Set problem
Reproduce from the records below, with no pictures, exactly the lines between the one containing "Convert this chart to Chart.js code." and the one containing "const freniExtent = [144.8, 118.3, 109.4, 61.4];", inclusive.

Task data
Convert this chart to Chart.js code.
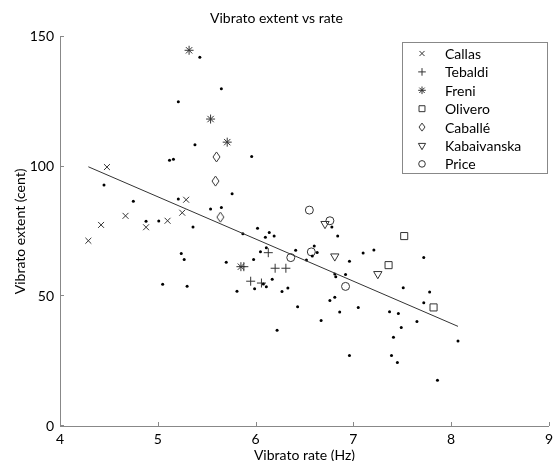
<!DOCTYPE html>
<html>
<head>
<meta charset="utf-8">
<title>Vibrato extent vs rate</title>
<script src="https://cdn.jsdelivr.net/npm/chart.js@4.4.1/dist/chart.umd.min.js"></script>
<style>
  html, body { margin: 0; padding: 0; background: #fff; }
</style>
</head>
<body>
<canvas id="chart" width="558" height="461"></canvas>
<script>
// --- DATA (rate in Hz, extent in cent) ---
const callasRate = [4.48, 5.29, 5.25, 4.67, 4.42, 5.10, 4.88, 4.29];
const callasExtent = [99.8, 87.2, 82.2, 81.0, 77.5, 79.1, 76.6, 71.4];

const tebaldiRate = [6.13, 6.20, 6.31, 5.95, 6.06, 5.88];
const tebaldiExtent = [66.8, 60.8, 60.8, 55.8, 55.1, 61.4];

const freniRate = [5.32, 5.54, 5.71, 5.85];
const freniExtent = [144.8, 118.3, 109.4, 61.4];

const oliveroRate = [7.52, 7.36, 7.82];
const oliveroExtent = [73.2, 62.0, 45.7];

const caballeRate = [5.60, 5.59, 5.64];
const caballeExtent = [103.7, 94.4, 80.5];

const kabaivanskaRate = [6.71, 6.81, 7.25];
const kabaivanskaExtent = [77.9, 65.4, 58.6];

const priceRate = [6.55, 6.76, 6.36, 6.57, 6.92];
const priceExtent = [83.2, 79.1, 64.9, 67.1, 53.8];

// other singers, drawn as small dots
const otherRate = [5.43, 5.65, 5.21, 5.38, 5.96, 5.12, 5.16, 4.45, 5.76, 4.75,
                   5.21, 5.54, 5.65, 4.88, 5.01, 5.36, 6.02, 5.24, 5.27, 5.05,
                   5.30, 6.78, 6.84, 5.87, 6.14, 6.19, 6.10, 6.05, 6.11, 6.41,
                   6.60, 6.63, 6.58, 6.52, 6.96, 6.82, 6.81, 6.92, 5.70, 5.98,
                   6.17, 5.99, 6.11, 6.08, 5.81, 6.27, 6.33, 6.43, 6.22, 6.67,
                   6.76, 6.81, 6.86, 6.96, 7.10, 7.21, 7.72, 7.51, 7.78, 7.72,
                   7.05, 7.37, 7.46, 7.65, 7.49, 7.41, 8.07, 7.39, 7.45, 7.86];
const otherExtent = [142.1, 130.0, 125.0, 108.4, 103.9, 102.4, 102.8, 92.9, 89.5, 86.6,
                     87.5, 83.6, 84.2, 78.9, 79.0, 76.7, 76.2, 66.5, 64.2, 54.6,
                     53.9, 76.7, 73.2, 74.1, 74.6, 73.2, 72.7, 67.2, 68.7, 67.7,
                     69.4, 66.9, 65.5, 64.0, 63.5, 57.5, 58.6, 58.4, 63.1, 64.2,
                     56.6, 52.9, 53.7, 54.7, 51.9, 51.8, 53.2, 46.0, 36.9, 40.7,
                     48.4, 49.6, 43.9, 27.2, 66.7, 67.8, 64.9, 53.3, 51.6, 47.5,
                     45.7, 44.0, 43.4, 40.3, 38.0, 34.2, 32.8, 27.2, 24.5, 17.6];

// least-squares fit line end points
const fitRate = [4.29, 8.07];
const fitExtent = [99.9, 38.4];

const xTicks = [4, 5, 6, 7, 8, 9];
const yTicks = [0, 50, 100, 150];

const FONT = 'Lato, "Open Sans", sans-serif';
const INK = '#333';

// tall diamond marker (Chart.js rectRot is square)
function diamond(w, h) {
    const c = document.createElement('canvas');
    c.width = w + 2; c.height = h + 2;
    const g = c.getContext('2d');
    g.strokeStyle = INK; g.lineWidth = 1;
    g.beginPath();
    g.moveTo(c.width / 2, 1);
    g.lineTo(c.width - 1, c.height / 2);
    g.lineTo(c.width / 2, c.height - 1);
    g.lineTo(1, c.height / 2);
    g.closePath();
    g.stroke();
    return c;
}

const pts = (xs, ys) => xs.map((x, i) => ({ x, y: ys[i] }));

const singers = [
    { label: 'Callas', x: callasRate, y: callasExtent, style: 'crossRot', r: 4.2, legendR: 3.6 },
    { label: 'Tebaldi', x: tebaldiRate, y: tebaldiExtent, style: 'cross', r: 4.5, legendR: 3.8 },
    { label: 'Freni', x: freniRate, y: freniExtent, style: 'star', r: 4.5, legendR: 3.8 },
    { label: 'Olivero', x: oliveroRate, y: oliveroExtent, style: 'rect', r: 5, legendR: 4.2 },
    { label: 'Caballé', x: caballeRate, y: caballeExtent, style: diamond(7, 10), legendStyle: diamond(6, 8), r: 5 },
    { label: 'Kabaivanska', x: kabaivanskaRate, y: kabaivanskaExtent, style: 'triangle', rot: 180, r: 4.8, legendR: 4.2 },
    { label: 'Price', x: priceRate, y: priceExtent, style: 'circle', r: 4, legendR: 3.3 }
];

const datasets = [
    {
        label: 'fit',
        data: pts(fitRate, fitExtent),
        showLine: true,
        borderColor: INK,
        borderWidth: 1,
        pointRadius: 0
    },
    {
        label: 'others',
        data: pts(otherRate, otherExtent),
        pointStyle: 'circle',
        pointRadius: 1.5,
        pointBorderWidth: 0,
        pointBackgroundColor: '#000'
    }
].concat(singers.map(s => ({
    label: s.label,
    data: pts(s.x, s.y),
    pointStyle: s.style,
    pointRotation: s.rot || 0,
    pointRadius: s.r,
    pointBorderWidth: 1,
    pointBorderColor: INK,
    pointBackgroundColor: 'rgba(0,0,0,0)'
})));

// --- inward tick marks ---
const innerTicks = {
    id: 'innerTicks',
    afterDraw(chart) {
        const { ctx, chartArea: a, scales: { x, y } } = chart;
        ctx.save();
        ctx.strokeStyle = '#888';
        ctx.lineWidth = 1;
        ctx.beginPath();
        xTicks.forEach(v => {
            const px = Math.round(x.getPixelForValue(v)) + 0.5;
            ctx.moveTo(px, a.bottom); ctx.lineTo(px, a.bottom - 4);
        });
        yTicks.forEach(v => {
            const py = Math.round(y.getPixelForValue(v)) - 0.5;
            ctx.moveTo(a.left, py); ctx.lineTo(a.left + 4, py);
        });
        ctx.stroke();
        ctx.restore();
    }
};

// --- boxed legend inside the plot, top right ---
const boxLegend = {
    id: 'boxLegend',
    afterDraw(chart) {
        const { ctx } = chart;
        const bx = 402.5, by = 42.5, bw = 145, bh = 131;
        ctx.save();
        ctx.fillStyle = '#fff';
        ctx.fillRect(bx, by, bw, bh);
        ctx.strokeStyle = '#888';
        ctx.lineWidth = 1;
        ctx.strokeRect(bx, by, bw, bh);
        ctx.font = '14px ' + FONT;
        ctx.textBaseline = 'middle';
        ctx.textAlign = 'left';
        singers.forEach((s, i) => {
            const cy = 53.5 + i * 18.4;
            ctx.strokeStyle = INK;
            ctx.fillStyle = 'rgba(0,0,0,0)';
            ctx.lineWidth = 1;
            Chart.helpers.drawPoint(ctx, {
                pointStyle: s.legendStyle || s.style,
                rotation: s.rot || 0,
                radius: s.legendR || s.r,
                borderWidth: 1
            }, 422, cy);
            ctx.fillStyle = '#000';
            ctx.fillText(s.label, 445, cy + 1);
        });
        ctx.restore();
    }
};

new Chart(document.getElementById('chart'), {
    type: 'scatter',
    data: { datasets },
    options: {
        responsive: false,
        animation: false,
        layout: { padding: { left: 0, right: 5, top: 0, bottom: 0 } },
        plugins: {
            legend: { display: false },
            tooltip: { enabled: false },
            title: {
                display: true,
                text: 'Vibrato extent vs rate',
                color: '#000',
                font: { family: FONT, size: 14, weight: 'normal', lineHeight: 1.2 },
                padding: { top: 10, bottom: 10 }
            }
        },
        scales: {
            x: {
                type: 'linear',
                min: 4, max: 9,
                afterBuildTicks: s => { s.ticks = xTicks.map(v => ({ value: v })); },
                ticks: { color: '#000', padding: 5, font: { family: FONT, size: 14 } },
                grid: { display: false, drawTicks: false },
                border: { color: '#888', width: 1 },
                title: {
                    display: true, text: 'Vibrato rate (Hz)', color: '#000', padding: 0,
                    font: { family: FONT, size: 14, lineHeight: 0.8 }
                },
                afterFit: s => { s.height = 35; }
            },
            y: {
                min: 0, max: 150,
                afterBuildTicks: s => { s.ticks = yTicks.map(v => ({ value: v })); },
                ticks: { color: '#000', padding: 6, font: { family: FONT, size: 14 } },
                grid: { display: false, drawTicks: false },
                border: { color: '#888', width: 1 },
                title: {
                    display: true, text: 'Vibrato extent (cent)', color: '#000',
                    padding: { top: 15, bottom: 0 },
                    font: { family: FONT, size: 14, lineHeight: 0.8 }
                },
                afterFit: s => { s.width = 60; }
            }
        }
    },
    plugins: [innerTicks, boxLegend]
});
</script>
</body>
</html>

---

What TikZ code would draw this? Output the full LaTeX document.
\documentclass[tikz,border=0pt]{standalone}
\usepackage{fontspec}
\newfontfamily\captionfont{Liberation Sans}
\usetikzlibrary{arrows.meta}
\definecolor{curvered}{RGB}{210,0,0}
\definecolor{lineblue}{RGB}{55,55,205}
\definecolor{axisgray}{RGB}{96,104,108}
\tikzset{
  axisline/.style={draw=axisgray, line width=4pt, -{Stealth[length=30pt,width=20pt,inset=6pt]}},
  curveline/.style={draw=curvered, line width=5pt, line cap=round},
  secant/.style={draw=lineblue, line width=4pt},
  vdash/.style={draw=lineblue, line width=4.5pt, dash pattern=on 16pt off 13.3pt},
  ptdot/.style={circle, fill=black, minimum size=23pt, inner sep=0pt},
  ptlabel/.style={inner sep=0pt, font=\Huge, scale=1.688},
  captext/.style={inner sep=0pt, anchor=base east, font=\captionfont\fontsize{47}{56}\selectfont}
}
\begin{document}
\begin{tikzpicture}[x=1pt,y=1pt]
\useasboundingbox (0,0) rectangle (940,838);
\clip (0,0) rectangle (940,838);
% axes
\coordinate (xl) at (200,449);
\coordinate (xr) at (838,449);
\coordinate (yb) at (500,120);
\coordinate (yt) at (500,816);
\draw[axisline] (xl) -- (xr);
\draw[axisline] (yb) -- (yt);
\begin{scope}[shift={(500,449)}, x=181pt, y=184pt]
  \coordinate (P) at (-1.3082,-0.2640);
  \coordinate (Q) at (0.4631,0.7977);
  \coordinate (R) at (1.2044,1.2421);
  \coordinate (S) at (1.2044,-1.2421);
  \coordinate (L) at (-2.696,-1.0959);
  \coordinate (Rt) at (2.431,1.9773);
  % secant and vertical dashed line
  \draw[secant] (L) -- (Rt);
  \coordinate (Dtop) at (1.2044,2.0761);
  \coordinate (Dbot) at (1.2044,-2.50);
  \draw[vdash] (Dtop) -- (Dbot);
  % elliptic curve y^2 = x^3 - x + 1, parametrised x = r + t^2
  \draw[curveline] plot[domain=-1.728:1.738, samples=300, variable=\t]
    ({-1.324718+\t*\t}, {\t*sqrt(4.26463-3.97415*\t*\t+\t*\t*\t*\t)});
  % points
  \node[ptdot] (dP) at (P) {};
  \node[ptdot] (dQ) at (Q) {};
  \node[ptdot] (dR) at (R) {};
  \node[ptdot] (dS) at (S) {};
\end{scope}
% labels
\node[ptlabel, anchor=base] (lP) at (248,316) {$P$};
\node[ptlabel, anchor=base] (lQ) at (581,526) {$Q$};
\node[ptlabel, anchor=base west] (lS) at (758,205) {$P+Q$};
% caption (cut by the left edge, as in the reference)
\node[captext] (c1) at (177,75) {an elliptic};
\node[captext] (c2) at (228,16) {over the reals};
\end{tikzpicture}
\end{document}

==

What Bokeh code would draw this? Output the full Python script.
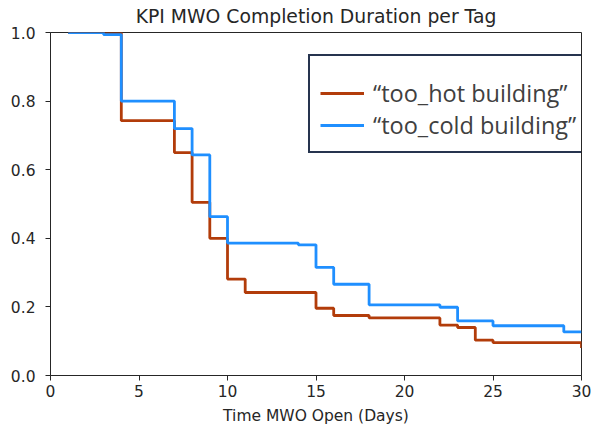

Solution for this exercise
Convert this chart to Chart.js code.
<!DOCTYPE html>
<html>
<head>
<meta charset="utf-8">
<title>Vibrato extent vs rate</title>
<script src="https://cdn.jsdelivr.net/npm/chart.js@4.4.1/dist/chart.umd.min.js"></script>
<style>
  html, body { margin: 0; padding: 0; background: #fff; }
</style>
</head>
<body>
<canvas id="chart" width="558" height="461"></canvas>
<script>
// --- DATA (rate in Hz, extent in cent) ---
const callasRate = [4.48, 5.29, 5.25, 4.67, 4.42, 5.10, 4.88, 4.29];
const callasExtent = [99.8, 87.2, 82.2, 81.0, 77.5, 79.1, 76.6, 71.4];

const tebaldiRate = [6.13, 6.20, 6.31, 5.95, 6.06, 5.88];
const tebaldiExtent = [66.8, 60.8, 60.8, 55.8, 55.1, 61.4];

const freniRate = [5.32, 5.54, 5.71, 5.85];
const freniExtent = [144.8, 118.3, 109.4, 61.4];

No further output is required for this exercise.